— begin —
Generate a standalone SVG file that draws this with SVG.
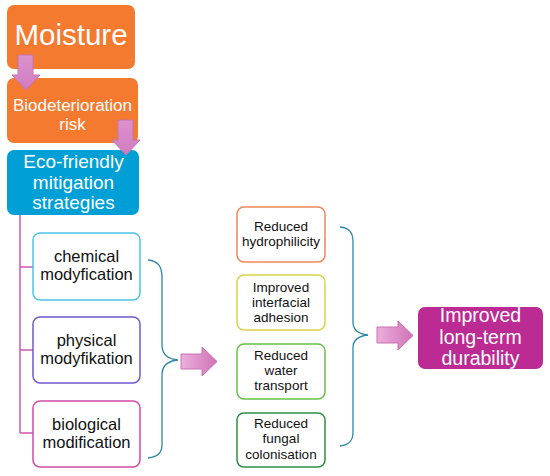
<svg xmlns="http://www.w3.org/2000/svg" width="550" height="476" viewBox="0 0 550 476">
<defs>
<linearGradient id="gh" x1="0" y1="0" x2="1" y2="0">
<stop offset="0" stop-color="#EBB0DA"/><stop offset="1" stop-color="#D072B8"/>
</linearGradient>
<linearGradient id="gv" x1="0" y1="0" x2="0" y2="1">
<stop offset="0" stop-color="#DC92CC"/><stop offset="1" stop-color="#D07CC0"/>
</linearGradient>
</defs>
<style>
text{font-family:"Liberation Sans",Arial,sans-serif;text-anchor:middle}
.w{fill:#fff}
.k{fill:#111}
.box{fill:#fff;stroke-width:1.5}
.arr{stroke:#C872B2;stroke-width:1}
.br{fill:none;stroke:#2E85A8;stroke-width:1.3}
.tree{fill:none;stroke:#D255B2;stroke-width:1.5}
</style>
<rect width="550" height="476" fill="#fff"/>

<g id="connectors">
<path class="tree" d="M20,215 V433 M20,267 H33 M20,350 H33 M20,433 H33"/>
<path class="br" d="M148,260 C158,261 162,266 162,278 V345 C162,354 167,359 178,360 C167,361 162,366 162,375 V445 C162,452 158,457 148,458"/>
<path class="br" d="M340,227 C349,228 353,232 353,242 V322 C353,330 358,334 368,335 C358,336 353,340 353,348 V432 C353,441 349,445 340,446"/>
<path class="arr" fill="url(#gh)" d="M181,354 H202 V347 L217,361.5 L202,376 V369 H181 Z"/>
<path class="arr" fill="url(#gh)" d="M377,327 H398 V321 L413,335.5 L398,350 V343 H377 Z"/>
</g>

<g id="moisture">
<rect x="7" y="5" width="128" height="64" rx="7" fill="#F47A2F"/>
<text class="w" x="71" y="45" font-size="29.5">Moisture</text>
</g>

<g id="biodeterioration">
<rect x="7" y="78" width="131" height="65" rx="7" fill="#F47A2F"/>
<text class="w" x="72.5" y="111" font-size="17">Biodeterioration</text>
<text class="w" x="72.5" y="130" font-size="17">risk</text>
</g>

<g id="eco">
<rect x="7" y="150" width="132" height="65" rx="7" fill="#00A0D6"/>
<text class="w" x="73.5" y="168" font-size="19">Eco-friendly</text>
<text class="w" x="73.5" y="189" font-size="19">mitigation</text>
<text class="w" x="73.5" y="209" font-size="19">strategies</text>
</g>

<g id="arrow-top">
<path class="arr" fill="url(#gv)" d="M18,55 H33 V75 H40 L26,90 L12,75 H18 Z"/>
</g>
<g id="arrow-mid">
<path class="arr" fill="url(#gv)" d="M118,120 H133 V140 H140 L126,155 L112,140 H118 Z"/>
</g>

<g id="chemical">
<rect class="box" x="33" y="233" width="107" height="67" rx="7" stroke="#4EC3E6"/>
<text class="k" x="86.5" y="262" font-size="16.5">chemical</text>
<text class="k" x="86.5" y="280" font-size="16.5">modyfication</text>
</g>

<g id="physical">
<rect class="box" x="33" y="317" width="107" height="66" rx="7" stroke="#7158D4"/>
<text class="k" x="86.5" y="346" font-size="16.5">physical</text>
<text class="k" x="86.5" y="364" font-size="16.5">modyfikation</text>
</g>

<g id="biological">
<rect class="box" x="33" y="401" width="107" height="66" rx="7" stroke="#D44AA8"/>
<text class="k" x="86.5" y="430" font-size="16.5">biological</text>
<text class="k" x="86.5" y="448" font-size="16.5">modification</text>
</g>

<g id="hydrophilicity">
<rect class="box" x="237" y="207" width="88" height="55" rx="7" stroke="#F2865A"/>
<text class="k" x="281" y="231" font-size="13.5">Reduced</text>
<text class="k" x="281" y="246" font-size="13.5">hydrophilicity</text>
</g>

<g id="adhesion">
<rect class="box" x="237" y="275" width="88" height="55" rx="7" stroke="#D9D44A"/>
<text class="k" x="281" y="292" font-size="13.5">Improved</text>
<text class="k" x="281" y="307" font-size="13.5">interfacial</text>
<text class="k" x="281" y="322" font-size="13.5">adhesion</text>
</g>

<g id="water">
<rect class="box" x="237" y="344" width="88" height="55" rx="7" stroke="#66C04A"/>
<text class="k" x="281" y="360" font-size="13.5">Reduced</text>
<text class="k" x="281" y="375" font-size="13.5">water</text>
<text class="k" x="281" y="390" font-size="13.5">transport</text>
</g>

<g id="fungal">
<rect class="box" x="237" y="413" width="88" height="54" rx="7" stroke="#2E8E44"/>
<text class="k" x="281" y="428" font-size="13.5">Reduced</text>
<text class="k" x="281" y="443" font-size="13.5">fungal</text>
<text class="k" x="281" y="459" font-size="13.5">colonisation</text>
</g>

<g id="durability">
<rect x="418" y="307" width="125" height="62" rx="7" fill="#BC2A94"/>
<text class="w" x="480.5" y="322" font-size="19.5">Improved</text>
<text class="w" x="480.5" y="344" font-size="19.5">long-term</text>
<text class="w" x="480.5" y="365" font-size="19.5">durability</text>
</g>
</svg>
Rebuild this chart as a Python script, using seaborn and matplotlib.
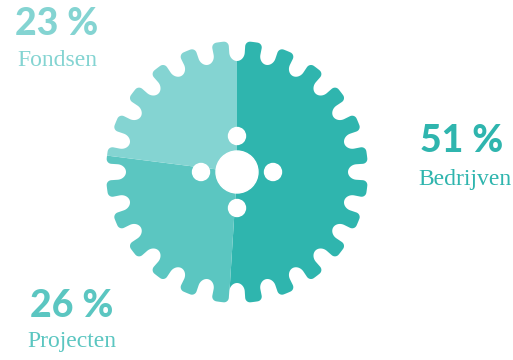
import numpy as np
import matplotlib
matplotlib.use("Agg")
import matplotlib.pyplot as plt
import seaborn as sns
from matplotlib.path import Path
from matplotlib.patches import PathPatch, Circle

# ---- data ----
categories = ["Bedrijven", "Projecten", "Fondsen"]
shares = [51, 26, 23]
pct_labels = ["51 %", "26 %", "23 %"]
colors = ["#2fb5ae", "#5bc6c1", "#84d4d2"]

sns.set_theme(style="white")
plt.rcParams["font.family"] = ["DejaVu Sans"]

W, H = 513, 360
fig = plt.figure(figsize=(W / 100, H / 100), dpi=100)
ax = fig.add_axes([0, 0, 1, 1])

cx, cy, R = 237, 188, 131

wedges, _ = ax.pie(shares, colors=colors, startangle=90, counterclock=False,
                   center=(cx, cy), radius=R + 6,
                   wedgeprops=dict(linewidth=0), frame=True)

# ---- gear outline used as clip path ----
N = 24
hw, D, rc = 8.5, 20.0, 5.0
arc_len = R * 2 * np.pi / N


def notch_profile():
    pts = []
    c1 = (-(hw + rc), rc)
    for a in np.linspace(-np.pi / 2, 0, 10):
        pts.append((c1[0] + rc * np.cos(a), c1[1] + rc * np.sin(a)))
    for t in np.linspace(rc, D - hw, 5)[1:]:
        pts.append((-hw, t))
    for a in np.linspace(np.pi, 0, 24)[1:]:
        pts.append((hw * np.cos(a), D - hw + hw * np.sin(a)))
    for t in np.linspace(D - hw, rc, 5)[1:]:
        pts.append((hw, t))
    c2 = (hw + rc, rc)
    for a in np.linspace(np.pi, 1.5 * np.pi, 10)[1:]:
        pts.append((c2[0] + rc * np.cos(a), c2[1] + rc * np.sin(a)))
    for s in np.linspace(hw + rc, arc_len - (hw + rc), 8)[1:-1]:
        pts.append((s, 0.0))
    return pts


prof = notch_profile()
verts = []
for k in range(N):
    phi = 2 * np.pi * k / N
    for s, t in prof:
        ang = phi + s / R
        r = R - t
        verts.append((cx + r * np.cos(ang), cy + r * np.sin(ang)))
verts.append(verts[0])
codes = [Path.MOVETO] + [Path.LINETO] * (len(verts) - 2) + [Path.CLOSEPOLY]
gear = PathPatch(Path(verts, codes), transform=ax.transData,
                 facecolor="none", edgecolor="none")
ax.add_patch(gear)
for w in wedges:
    w.set_clip_on(True)
    w.set_clip_path(gear)

# ---- holes ----
ax.add_patch(Circle((cx, cy), 21, color="white", zorder=5))
for dx, dy in [(0, 36), (0, -36), (36, 0), (-36, 0)]:
    ax.add_patch(Circle((cx + dx, cy + dy), 8.5, color="white", zorder=5))

# ---- labels ----
num_font = dict(family=["Lato", "DejaVu Sans"], weight=900, size=27)
name_font = dict(family=["Liberation Serif", "DejaVu Serif"], size=17)

label_pos = {
    "Bedrijven": ((462, 208), (465, 175)),
    "Projecten": ((72, 43), (72, 13)),
    "Fondsen": ((57, 325), (57, 294)),
}
for cat, pct, col in zip(categories, pct_labels, colors):
    (px, py), (nx, ny) = label_pos[cat]
    ax.text(px, py, pct, color=col, ha="center", va="baseline", **num_font)
    ax.text(nx, ny, cat, color=col, ha="center", va="baseline", **name_font)

ax.set_xlim(0, W)
ax.set_ylim(0, H)
ax.set_aspect("auto")
ax.axis("off")

fig.savefig("out.png", dpi=100, facecolor="white")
— end —
**AIM OF THE EXERCISE**
Using the entries above, reproduce word for word only the lines from the one that contains "Rebuild this chart" to the one that contains "arc_len = R * 2 * np.pi / N", both ends included, and drop every picture.

**FULL OUTPUT**
Rebuild this chart as a Python script, using seaborn and matplotlib.
import numpy as np
import matplotlib
matplotlib.use("Agg")
import matplotlib.pyplot as plt
import seaborn as sns
from matplotlib.path import Path
from matplotlib.patches import PathPatch, Circle

# ---- data ----
categories = ["Bedrijven", "Projecten", "Fondsen"]
shares = [51, 26, 23]
pct_labels = ["51 %", "26 %", "23 %"]
colors = ["#2fb5ae", "#5bc6c1", "#84d4d2"]

sns.set_theme(style="white")
plt.rcParams["font.family"] = ["DejaVu Sans"]

W, H = 513, 360
fig = plt.figure(figsize=(W / 100, H / 100), dpi=100)
ax = fig.add_axes([0, 0, 1, 1])

cx, cy, R = 237, 188, 131

wedges, _ = ax.pie(shares, colors=colors, startangle=90, counterclock=False,
                   center=(cx, cy), radius=R + 6,
                   wedgeprops=dict(linewidth=0), frame=True)

# ---- gear outline used as clip path ----
N = 24
hw, D, rc = 8.5, 20.0, 5.0
arc_len = R * 2 * np.pi / N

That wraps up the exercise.